» **SET PROBLEM**
Look for the string "this" in every line, and copy each line that has it.

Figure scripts
== == ==
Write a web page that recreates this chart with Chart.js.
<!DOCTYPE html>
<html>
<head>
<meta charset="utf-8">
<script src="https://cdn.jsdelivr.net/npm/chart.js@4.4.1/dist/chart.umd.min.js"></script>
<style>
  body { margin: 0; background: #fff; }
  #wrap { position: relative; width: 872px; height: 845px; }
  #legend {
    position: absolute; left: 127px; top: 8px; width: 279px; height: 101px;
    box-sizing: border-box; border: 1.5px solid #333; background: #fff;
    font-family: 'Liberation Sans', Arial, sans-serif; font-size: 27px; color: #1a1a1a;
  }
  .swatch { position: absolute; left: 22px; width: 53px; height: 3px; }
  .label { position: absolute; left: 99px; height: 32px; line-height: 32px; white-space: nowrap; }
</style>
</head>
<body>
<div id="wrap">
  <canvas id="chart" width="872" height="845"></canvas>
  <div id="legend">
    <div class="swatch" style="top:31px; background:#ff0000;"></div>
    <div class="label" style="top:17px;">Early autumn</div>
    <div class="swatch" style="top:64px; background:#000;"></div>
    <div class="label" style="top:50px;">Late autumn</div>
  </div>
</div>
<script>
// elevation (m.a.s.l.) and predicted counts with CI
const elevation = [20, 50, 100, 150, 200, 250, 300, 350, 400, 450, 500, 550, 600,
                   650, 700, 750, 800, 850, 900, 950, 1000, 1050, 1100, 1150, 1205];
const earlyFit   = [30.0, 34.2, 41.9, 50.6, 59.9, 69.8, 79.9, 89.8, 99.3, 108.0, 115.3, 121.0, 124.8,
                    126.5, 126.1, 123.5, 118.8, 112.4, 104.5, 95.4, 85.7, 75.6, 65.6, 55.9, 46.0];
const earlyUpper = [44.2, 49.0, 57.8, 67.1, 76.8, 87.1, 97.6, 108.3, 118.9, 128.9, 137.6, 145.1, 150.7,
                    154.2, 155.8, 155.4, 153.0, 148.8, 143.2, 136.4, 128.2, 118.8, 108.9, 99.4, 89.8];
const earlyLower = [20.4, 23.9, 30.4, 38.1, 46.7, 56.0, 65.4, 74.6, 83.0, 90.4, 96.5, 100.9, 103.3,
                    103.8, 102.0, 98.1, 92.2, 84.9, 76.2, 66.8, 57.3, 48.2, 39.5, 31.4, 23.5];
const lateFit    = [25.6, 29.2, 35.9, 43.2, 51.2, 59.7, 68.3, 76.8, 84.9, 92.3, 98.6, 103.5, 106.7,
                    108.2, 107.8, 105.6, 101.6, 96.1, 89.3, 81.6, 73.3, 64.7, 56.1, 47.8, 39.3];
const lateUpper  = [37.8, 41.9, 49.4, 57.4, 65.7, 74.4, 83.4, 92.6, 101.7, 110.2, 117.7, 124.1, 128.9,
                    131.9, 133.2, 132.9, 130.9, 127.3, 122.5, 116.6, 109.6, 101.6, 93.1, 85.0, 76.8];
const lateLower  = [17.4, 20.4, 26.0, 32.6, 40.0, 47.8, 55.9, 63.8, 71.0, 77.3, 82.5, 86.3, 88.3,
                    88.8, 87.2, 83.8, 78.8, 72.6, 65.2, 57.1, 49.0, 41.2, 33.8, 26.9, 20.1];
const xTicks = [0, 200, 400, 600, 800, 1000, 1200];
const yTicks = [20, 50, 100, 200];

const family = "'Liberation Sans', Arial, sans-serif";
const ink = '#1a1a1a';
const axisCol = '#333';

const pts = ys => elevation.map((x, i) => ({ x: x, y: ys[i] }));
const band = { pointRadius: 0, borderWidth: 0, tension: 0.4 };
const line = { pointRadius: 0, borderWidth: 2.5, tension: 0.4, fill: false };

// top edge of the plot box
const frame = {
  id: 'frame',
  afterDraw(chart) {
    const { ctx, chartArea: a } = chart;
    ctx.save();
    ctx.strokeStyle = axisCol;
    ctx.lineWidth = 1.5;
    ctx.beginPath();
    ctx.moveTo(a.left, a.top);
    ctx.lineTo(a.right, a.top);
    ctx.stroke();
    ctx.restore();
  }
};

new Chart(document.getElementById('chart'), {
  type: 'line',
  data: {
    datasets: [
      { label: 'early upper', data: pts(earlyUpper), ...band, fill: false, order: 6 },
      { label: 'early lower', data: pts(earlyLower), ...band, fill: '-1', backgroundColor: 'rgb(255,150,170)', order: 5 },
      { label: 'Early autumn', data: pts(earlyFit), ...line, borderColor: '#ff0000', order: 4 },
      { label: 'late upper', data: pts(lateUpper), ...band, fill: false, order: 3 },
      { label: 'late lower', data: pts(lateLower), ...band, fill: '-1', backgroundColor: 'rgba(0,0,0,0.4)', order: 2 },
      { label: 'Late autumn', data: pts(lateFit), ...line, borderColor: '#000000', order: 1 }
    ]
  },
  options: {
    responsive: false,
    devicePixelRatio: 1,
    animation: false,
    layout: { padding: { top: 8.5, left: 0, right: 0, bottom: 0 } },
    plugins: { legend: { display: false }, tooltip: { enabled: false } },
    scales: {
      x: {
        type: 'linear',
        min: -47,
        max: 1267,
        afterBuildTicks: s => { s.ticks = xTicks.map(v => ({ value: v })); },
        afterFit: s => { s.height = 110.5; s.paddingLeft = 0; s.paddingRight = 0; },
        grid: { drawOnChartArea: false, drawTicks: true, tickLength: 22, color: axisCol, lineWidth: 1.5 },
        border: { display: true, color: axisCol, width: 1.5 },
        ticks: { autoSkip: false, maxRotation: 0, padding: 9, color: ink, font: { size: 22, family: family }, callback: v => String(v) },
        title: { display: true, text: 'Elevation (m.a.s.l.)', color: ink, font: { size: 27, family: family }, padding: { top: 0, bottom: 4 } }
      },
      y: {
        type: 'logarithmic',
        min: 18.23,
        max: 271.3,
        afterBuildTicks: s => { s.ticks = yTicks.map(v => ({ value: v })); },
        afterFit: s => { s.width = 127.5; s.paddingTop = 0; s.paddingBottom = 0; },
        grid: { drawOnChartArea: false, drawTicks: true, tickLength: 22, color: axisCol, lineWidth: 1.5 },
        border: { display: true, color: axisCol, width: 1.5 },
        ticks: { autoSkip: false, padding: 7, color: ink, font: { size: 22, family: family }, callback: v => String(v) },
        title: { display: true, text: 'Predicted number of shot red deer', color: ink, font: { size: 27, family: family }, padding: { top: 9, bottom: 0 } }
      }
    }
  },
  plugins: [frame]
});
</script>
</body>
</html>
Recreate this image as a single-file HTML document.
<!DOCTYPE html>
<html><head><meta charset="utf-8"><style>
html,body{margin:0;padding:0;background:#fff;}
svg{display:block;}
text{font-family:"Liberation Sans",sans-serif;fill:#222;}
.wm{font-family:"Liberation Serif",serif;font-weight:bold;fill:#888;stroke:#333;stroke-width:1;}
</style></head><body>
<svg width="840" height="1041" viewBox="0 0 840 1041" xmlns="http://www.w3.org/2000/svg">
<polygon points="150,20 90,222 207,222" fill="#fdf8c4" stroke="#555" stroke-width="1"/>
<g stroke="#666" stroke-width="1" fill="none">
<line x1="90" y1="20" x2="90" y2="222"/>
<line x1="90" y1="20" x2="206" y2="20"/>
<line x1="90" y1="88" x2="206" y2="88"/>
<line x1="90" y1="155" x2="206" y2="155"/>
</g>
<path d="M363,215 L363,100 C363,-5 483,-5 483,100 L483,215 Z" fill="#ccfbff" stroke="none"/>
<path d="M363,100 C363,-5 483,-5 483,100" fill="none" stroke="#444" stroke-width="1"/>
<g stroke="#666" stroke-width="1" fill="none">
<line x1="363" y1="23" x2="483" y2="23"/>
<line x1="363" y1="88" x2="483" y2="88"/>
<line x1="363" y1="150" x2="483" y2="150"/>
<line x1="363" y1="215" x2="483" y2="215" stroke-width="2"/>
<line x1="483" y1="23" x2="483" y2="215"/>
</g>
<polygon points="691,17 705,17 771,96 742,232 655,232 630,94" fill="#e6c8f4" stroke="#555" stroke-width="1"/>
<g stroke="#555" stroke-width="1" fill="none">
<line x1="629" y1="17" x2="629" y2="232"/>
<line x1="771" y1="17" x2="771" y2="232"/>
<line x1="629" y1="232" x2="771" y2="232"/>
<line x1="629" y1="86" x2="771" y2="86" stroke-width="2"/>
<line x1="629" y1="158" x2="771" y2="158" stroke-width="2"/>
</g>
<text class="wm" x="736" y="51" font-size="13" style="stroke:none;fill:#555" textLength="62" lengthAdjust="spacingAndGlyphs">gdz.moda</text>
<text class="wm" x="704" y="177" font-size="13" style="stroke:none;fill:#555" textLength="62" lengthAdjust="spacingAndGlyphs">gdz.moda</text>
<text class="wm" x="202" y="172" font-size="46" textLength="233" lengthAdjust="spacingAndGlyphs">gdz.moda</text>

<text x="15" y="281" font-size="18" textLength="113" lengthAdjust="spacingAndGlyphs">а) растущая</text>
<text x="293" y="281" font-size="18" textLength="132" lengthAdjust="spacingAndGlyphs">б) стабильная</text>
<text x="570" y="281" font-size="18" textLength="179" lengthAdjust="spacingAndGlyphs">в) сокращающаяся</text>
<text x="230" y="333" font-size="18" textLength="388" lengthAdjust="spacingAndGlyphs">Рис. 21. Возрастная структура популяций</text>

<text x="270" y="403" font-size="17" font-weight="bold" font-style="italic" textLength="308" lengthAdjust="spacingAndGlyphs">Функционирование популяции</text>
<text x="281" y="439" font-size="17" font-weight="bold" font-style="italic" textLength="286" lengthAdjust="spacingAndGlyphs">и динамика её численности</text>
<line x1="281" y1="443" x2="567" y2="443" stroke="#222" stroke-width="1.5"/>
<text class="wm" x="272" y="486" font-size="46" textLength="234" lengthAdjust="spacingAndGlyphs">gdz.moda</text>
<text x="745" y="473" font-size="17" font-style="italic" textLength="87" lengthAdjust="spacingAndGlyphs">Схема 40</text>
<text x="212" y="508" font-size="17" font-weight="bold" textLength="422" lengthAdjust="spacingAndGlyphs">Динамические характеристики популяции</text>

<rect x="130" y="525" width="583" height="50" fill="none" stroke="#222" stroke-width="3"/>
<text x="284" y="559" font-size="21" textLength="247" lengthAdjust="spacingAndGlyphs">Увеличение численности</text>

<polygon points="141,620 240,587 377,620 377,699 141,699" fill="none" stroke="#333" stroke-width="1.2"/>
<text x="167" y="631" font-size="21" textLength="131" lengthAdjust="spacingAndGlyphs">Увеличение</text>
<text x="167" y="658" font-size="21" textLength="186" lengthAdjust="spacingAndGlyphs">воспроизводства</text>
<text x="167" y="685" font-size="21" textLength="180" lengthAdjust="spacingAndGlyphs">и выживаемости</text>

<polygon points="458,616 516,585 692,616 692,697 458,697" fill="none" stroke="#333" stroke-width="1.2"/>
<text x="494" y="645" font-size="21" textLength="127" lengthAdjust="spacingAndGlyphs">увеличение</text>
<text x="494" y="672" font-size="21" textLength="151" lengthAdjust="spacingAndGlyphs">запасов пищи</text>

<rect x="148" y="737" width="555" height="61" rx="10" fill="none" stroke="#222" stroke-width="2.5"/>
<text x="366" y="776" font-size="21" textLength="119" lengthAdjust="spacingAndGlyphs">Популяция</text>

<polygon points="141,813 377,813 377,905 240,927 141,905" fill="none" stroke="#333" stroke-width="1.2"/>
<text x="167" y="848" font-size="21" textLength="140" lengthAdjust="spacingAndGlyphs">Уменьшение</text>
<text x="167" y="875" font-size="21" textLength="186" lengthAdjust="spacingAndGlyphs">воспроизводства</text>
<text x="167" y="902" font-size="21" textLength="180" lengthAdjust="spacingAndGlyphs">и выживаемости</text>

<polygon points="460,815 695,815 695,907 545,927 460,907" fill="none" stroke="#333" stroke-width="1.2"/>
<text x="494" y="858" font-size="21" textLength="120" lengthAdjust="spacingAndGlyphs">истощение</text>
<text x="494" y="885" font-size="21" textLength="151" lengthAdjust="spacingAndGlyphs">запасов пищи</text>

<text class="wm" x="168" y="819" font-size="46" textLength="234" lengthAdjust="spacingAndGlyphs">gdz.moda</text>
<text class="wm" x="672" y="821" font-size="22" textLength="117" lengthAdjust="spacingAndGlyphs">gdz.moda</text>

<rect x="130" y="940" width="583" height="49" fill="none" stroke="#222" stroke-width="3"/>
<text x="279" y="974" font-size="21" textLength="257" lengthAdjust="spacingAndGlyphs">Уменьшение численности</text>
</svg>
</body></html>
== == ==
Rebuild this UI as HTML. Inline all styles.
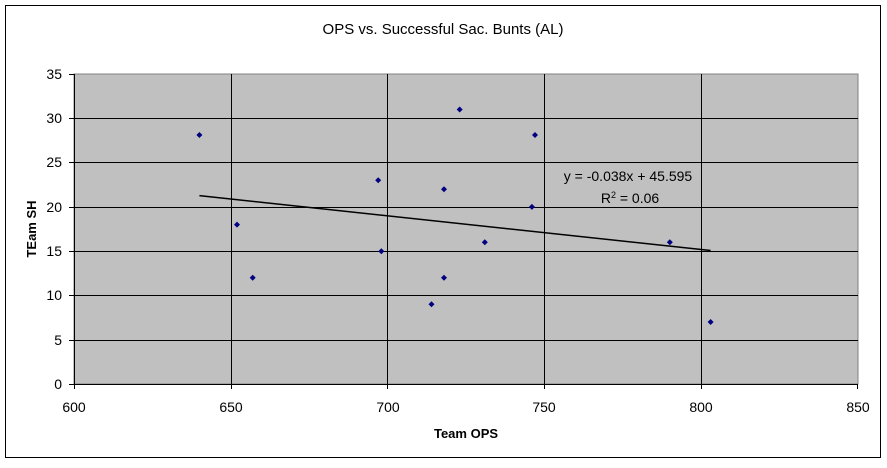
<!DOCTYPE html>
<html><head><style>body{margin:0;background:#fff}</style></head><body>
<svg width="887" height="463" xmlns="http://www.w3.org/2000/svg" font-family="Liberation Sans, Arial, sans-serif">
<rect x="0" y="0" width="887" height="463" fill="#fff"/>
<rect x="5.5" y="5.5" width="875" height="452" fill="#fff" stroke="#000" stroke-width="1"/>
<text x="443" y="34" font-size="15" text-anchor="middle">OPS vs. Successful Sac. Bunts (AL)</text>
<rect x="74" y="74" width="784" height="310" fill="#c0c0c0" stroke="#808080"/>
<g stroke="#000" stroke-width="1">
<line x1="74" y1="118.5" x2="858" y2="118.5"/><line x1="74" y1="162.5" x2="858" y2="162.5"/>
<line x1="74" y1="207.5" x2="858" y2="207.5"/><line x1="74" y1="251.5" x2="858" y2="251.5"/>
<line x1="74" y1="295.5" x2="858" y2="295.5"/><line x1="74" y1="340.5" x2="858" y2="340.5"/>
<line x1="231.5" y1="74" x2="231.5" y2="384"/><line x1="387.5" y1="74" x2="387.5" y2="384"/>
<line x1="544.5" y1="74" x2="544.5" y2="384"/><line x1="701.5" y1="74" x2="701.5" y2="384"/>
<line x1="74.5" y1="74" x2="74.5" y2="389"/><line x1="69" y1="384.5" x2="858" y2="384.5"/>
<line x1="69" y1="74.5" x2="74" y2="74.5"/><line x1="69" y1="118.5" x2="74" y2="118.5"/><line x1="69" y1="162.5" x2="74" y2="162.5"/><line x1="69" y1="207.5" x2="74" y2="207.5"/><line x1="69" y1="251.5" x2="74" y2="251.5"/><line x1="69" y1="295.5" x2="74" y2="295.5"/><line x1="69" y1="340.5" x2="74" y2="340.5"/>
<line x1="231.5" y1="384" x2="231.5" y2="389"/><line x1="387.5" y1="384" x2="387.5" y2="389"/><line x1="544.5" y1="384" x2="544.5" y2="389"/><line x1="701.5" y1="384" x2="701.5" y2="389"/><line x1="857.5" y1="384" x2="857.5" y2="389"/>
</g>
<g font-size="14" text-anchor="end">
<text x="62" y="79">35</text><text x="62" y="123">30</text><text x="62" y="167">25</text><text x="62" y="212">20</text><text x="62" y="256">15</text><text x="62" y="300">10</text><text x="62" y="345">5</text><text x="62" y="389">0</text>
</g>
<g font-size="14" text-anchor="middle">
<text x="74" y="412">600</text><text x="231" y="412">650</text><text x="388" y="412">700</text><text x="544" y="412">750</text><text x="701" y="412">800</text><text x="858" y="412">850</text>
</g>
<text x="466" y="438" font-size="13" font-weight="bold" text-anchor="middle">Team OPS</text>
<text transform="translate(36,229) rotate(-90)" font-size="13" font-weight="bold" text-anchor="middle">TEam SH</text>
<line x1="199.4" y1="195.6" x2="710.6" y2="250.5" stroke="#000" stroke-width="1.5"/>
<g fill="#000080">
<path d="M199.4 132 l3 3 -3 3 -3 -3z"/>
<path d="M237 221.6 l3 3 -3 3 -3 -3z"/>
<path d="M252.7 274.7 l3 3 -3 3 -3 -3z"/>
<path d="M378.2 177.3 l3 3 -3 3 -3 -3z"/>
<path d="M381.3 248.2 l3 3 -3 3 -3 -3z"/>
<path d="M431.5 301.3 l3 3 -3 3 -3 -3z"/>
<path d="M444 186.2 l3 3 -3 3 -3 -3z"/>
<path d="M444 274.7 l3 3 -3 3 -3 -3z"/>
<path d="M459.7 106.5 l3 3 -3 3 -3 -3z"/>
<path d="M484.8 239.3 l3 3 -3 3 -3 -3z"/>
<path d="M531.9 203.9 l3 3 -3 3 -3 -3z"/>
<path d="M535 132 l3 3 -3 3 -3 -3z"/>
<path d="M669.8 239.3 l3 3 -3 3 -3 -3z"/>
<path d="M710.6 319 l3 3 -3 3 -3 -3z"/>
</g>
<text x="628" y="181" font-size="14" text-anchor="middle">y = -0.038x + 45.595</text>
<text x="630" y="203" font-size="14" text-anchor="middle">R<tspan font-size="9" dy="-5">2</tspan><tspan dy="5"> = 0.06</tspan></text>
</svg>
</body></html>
== == ==
» **RESPONSE BELOW**
Write a web page that recreates this chart with Chart.js.
Recreate this image as a single-file HTML document.
Rebuild this UI as HTML. Inline all styles.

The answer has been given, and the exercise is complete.